**Job**
Omit all pictures. Copy the rest of the material exactly.

[START OF Raw data]

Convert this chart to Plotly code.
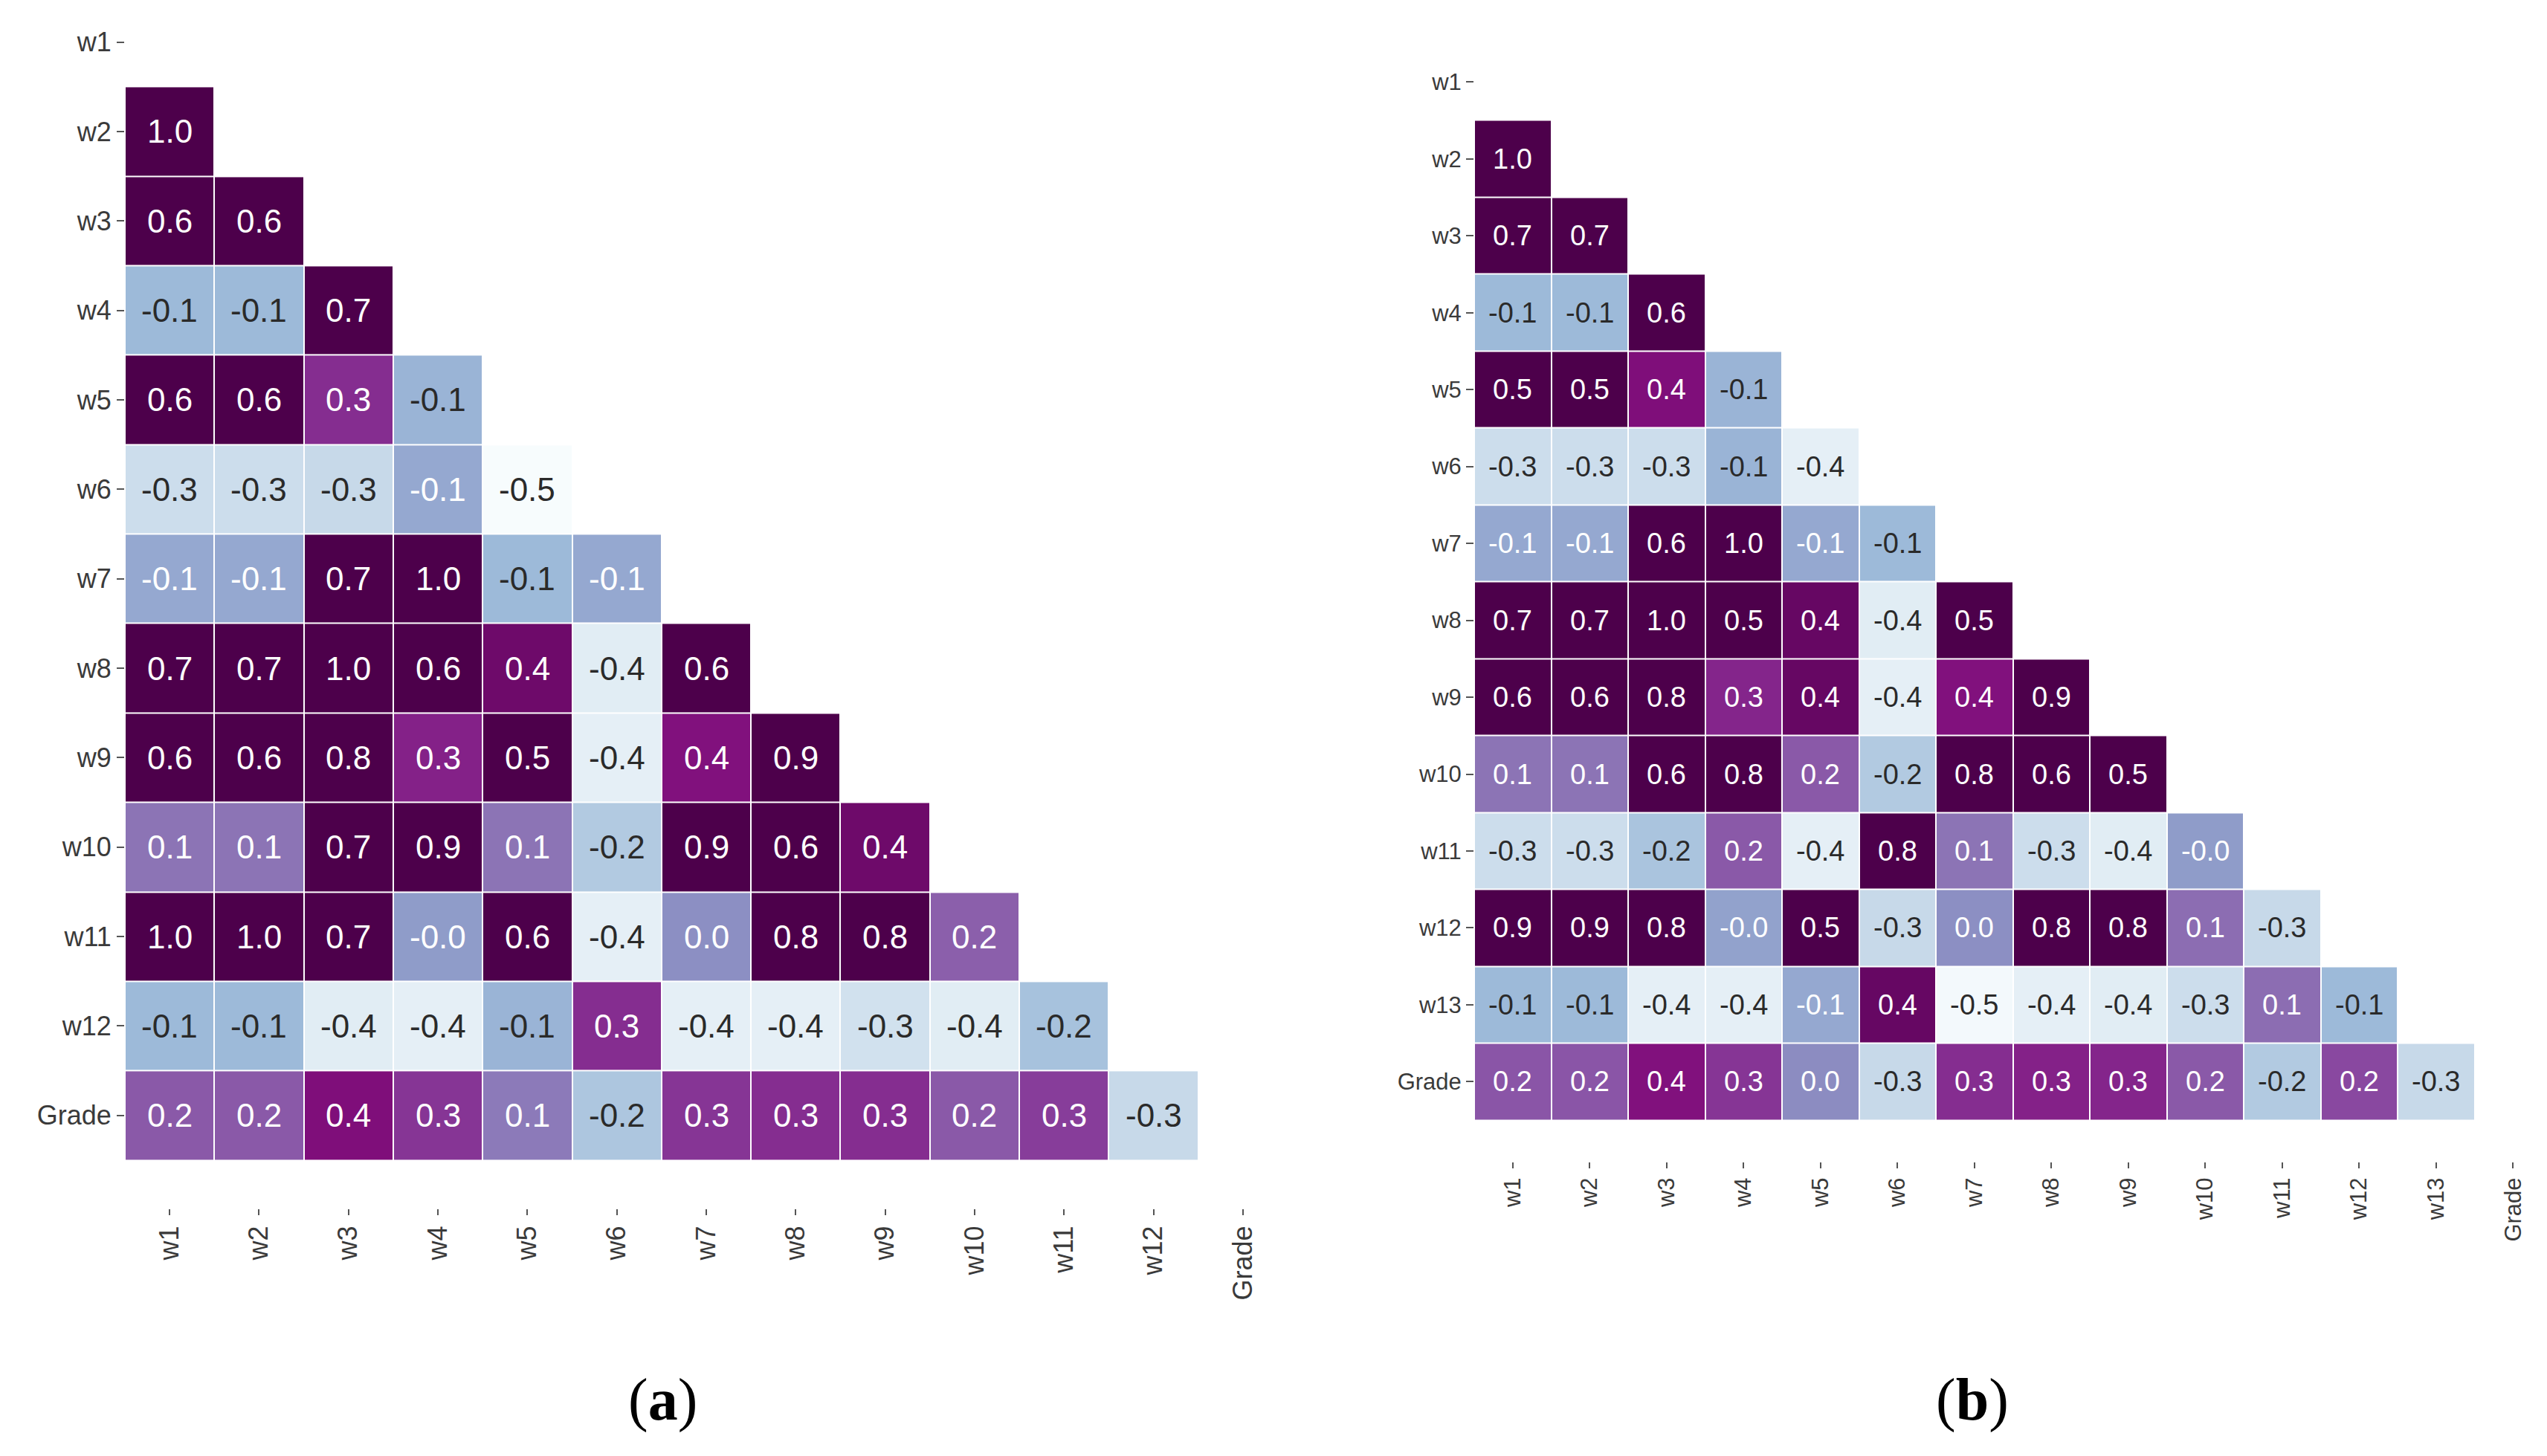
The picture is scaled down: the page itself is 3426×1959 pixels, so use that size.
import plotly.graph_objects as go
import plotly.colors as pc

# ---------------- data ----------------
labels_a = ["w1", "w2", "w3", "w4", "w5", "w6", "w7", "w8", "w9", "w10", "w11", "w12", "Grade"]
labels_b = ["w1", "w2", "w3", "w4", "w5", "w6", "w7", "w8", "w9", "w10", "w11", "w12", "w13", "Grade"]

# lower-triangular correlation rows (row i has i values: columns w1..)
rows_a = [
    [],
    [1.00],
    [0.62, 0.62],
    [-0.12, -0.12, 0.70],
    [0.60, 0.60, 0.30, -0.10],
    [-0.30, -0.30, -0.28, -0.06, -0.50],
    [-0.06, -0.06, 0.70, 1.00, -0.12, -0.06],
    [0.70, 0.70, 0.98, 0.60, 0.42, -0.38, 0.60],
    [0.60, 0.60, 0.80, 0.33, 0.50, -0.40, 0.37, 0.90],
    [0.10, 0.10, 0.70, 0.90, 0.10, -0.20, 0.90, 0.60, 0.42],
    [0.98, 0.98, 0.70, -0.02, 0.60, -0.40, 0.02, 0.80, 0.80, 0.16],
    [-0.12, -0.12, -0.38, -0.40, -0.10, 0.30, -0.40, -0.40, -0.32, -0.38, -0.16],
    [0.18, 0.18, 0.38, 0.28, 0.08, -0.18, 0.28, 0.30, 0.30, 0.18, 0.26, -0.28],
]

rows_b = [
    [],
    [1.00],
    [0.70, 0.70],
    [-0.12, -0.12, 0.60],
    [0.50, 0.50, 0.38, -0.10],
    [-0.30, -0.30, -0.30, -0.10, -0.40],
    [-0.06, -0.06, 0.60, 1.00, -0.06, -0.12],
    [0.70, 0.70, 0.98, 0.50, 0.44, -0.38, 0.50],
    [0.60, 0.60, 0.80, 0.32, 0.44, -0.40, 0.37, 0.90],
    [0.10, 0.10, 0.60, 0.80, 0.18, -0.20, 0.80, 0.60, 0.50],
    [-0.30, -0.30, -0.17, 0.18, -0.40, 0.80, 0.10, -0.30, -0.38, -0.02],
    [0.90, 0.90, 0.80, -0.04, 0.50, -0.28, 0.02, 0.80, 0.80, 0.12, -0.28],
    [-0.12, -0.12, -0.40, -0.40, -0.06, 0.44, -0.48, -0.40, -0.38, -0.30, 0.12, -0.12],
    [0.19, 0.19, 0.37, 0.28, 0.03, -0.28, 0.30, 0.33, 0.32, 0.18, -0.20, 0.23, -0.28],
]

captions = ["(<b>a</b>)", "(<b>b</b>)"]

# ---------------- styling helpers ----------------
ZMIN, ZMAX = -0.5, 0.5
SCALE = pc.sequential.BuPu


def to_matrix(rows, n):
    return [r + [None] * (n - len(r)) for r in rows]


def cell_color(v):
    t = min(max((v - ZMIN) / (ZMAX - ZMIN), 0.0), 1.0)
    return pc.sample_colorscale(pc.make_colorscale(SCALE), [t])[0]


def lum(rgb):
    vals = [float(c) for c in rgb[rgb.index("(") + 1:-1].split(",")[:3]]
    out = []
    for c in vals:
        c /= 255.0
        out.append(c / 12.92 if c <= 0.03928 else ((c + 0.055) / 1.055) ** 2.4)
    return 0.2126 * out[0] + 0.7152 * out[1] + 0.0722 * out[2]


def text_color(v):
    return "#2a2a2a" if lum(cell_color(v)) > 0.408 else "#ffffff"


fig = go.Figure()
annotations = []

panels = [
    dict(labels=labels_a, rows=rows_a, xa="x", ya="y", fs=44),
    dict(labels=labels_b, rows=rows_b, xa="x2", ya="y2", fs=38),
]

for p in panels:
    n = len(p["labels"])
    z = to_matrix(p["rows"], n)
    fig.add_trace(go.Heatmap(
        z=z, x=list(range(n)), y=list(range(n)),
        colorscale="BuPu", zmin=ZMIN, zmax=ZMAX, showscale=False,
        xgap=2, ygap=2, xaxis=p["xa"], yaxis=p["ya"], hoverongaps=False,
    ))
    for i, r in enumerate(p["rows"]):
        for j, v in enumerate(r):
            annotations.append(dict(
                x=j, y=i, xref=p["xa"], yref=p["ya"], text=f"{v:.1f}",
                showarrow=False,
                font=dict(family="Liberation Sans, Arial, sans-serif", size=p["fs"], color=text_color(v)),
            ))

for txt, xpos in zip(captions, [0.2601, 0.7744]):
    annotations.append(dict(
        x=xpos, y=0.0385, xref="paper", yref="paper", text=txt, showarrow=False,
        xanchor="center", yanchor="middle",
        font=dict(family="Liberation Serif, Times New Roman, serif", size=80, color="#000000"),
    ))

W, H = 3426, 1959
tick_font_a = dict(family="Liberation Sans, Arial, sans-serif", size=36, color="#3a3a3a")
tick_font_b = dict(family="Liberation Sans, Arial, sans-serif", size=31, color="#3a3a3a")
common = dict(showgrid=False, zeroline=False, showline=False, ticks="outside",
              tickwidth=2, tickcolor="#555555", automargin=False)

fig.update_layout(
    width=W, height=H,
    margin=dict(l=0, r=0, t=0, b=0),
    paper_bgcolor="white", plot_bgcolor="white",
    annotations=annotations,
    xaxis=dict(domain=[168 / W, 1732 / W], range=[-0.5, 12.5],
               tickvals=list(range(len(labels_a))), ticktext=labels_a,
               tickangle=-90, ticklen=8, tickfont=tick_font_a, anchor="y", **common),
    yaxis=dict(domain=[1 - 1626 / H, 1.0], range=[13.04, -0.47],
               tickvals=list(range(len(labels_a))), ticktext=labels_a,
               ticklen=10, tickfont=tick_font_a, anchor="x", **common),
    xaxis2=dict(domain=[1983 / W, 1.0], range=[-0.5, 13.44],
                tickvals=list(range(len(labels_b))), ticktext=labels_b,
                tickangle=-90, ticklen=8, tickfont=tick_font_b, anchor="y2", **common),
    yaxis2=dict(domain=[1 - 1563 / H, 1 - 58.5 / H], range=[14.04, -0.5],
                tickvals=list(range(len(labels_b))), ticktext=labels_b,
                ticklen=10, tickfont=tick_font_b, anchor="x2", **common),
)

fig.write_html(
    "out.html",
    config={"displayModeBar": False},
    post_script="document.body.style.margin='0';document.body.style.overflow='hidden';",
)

[END OF Raw data]

**Output below**
Convert this chart to Plotly code.
The picture is scaled down: the page itself is 3426×1959 pixels, so use that size.
import plotly.graph_objects as go
import plotly.colors as pc

# ---------------- data ----------------
labels_a = ["w1", "w2", "w3", "w4", "w5", "w6", "w7", "w8", "w9", "w10", "w11", "w12", "Grade"]
labels_b = ["w1", "w2", "w3", "w4", "w5", "w6", "w7", "w8", "w9", "w10", "w11", "w12", "w13", "Grade"]

# lower-triangular correlation rows (row i has i values: columns w1..)
rows_a = [
    [],
    [1.00],
    [0.62, 0.62],
    [-0.12, -0.12, 0.70],
    [0.60, 0.60, 0.30, -0.10],
    [-0.30, -0.30, -0.28, -0.06, -0.50],
    [-0.06, -0.06, 0.70, 1.00, -0.12, -0.06],
    [0.70, 0.70, 0.98, 0.60, 0.42, -0.38, 0.60],
    [0.60, 0.60, 0.80, 0.33, 0.50, -0.40, 0.37, 0.90],
    [0.10, 0.10, 0.70, 0.90, 0.10, -0.20, 0.90, 0.60, 0.42],
    [0.98, 0.98, 0.70, -0.02, 0.60, -0.40, 0.02, 0.80, 0.80, 0.16],
    [-0.12, -0.12, -0.38, -0.40, -0.10, 0.30, -0.40, -0.40, -0.32, -0.38, -0.16],
    [0.18, 0.18, 0.38, 0.28, 0.08, -0.18, 0.28, 0.30, 0.30, 0.18, 0.26, -0.28],
]

rows_b = [
    [],
    [1.00],
    [0.70, 0.70],
    [-0.12, -0.12, 0.60],
    [0.50, 0.50, 0.38, -0.10],
    [-0.30, -0.30, -0.30, -0.10, -0.40],
    [-0.06, -0.06, 0.60, 1.00, -0.06, -0.12],
    [0.70, 0.70, 0.98, 0.50, 0.44, -0.38, 0.50],
    [0.60, 0.60, 0.80, 0.32, 0.44, -0.40, 0.37, 0.90],
    [0.10, 0.10, 0.60, 0.80, 0.18, -0.20, 0.80, 0.60, 0.50],
    [-0.30, -0.30, -0.17, 0.18, -0.40, 0.80, 0.10, -0.30, -0.38, -0.02],
    [0.90, 0.90, 0.80, -0.04, 0.50, -0.28, 0.02, 0.80, 0.80, 0.12, -0.28],
    [-0.12, -0.12, -0.40, -0.40, -0.06, 0.44, -0.48, -0.40, -0.38, -0.30, 0.12, -0.12],
    [0.19, 0.19, 0.37, 0.28, 0.03, -0.28, 0.30, 0.33, 0.32, 0.18, -0.20, 0.23, -0.28],
]

captions = ["(<b>a</b>)", "(<b>b</b>)"]

# ---------------- styling helpers ----------------
ZMIN, ZMAX = -0.5, 0.5
SCALE = pc.sequential.BuPu


def to_matrix(rows, n):
    return [r + [None] * (n - len(r)) for r in rows]


def cell_color(v):
    t = min(max((v - ZMIN) / (ZMAX - ZMIN), 0.0), 1.0)
    return pc.sample_colorscale(pc.make_colorscale(SCALE), [t])[0]


def lum(rgb):
    vals = [float(c) for c in rgb[rgb.index("(") + 1:-1].split(",")[:3]]
    out = []
    for c in vals:
        c /= 255.0
        out.append(c / 12.92 if c <= 0.03928 else ((c + 0.055) / 1.055) ** 2.4)
    return 0.2126 * out[0] + 0.7152 * out[1] + 0.0722 * out[2]


def text_color(v):
    return "#2a2a2a" if lum(cell_color(v)) > 0.408 else "#ffffff"


fig = go.Figure()
annotations = []

panels = [
    dict(labels=labels_a, rows=rows_a, xa="x", ya="y", fs=44),
    dict(labels=labels_b, rows=rows_b, xa="x2", ya="y2", fs=38),
]

for p in panels:
    n = len(p["labels"])
    z = to_matrix(p["rows"], n)
    fig.add_trace(go.Heatmap(
        z=z, x=list(range(n)), y=list(range(n)),
        colorscale="BuPu", zmin=ZMIN, zmax=ZMAX, showscale=False,
        xgap=2, ygap=2, xaxis=p["xa"], yaxis=p["ya"], hoverongaps=False,
    ))
    for i, r in enumerate(p["rows"]):
        for j, v in enumerate(r):
            annotations.append(dict(
                x=j, y=i, xref=p["xa"], yref=p["ya"], text=f"{v:.1f}",
                showarrow=False,
                font=dict(family="Liberation Sans, Arial, sans-serif", size=p["fs"], color=text_color(v)),
            ))

for txt, xpos in zip(captions, [0.2601, 0.7744]):
    annotations.append(dict(
        x=xpos, y=0.0385, xref="paper", yref="paper", text=txt, showarrow=False,
        xanchor="center", yanchor="middle",
        font=dict(family="Liberation Serif, Times New Roman, serif", size=80, color="#000000"),
    ))

W, H = 3426, 1959
tick_font_a = dict(family="Liberation Sans, Arial, sans-serif", size=36, color="#3a3a3a")
tick_font_b = dict(family="Liberation Sans, Arial, sans-serif", size=31, color="#3a3a3a")
common = dict(showgrid=False, zeroline=False, showline=False, ticks="outside",
              tickwidth=2, tickcolor="#555555", automargin=False)

fig.update_layout(
    width=W, height=H,
    margin=dict(l=0, r=0, t=0, b=0),
    paper_bgcolor="white", plot_bgcolor="white",
    annotations=annotations,
    xaxis=dict(domain=[168 / W, 1732 / W], range=[-0.5, 12.5],
               tickvals=list(range(len(labels_a))), ticktext=labels_a,
               tickangle=-90, ticklen=8, tickfont=tick_font_a, anchor="y", **common),
    yaxis=dict(domain=[1 - 1626 / H, 1.0], range=[13.04, -0.47],
               tickvals=list(range(len(labels_a))), ticktext=labels_a,
               ticklen=10, tickfont=tick_font_a, anchor="x", **common),
    xaxis2=dict(domain=[1983 / W, 1.0], range=[-0.5, 13.44],
                tickvals=list(range(len(labels_b))), ticktext=labels_b,
                tickangle=-90, ticklen=8, tickfont=tick_font_b, anchor="y2", **common),
    yaxis2=dict(domain=[1 - 1563 / H, 1 - 58.5 / H], range=[14.04, -0.5],
                tickvals=list(range(len(labels_b))), ticktext=labels_b,
                ticklen=10, tickfont=tick_font_b, anchor="x2", **common),
)

fig.write_html(
    "out.html",
    config={"displayModeBar": False},
    post_script="document.body.style.margin='0';document.body.style.overflow='hidden';",
)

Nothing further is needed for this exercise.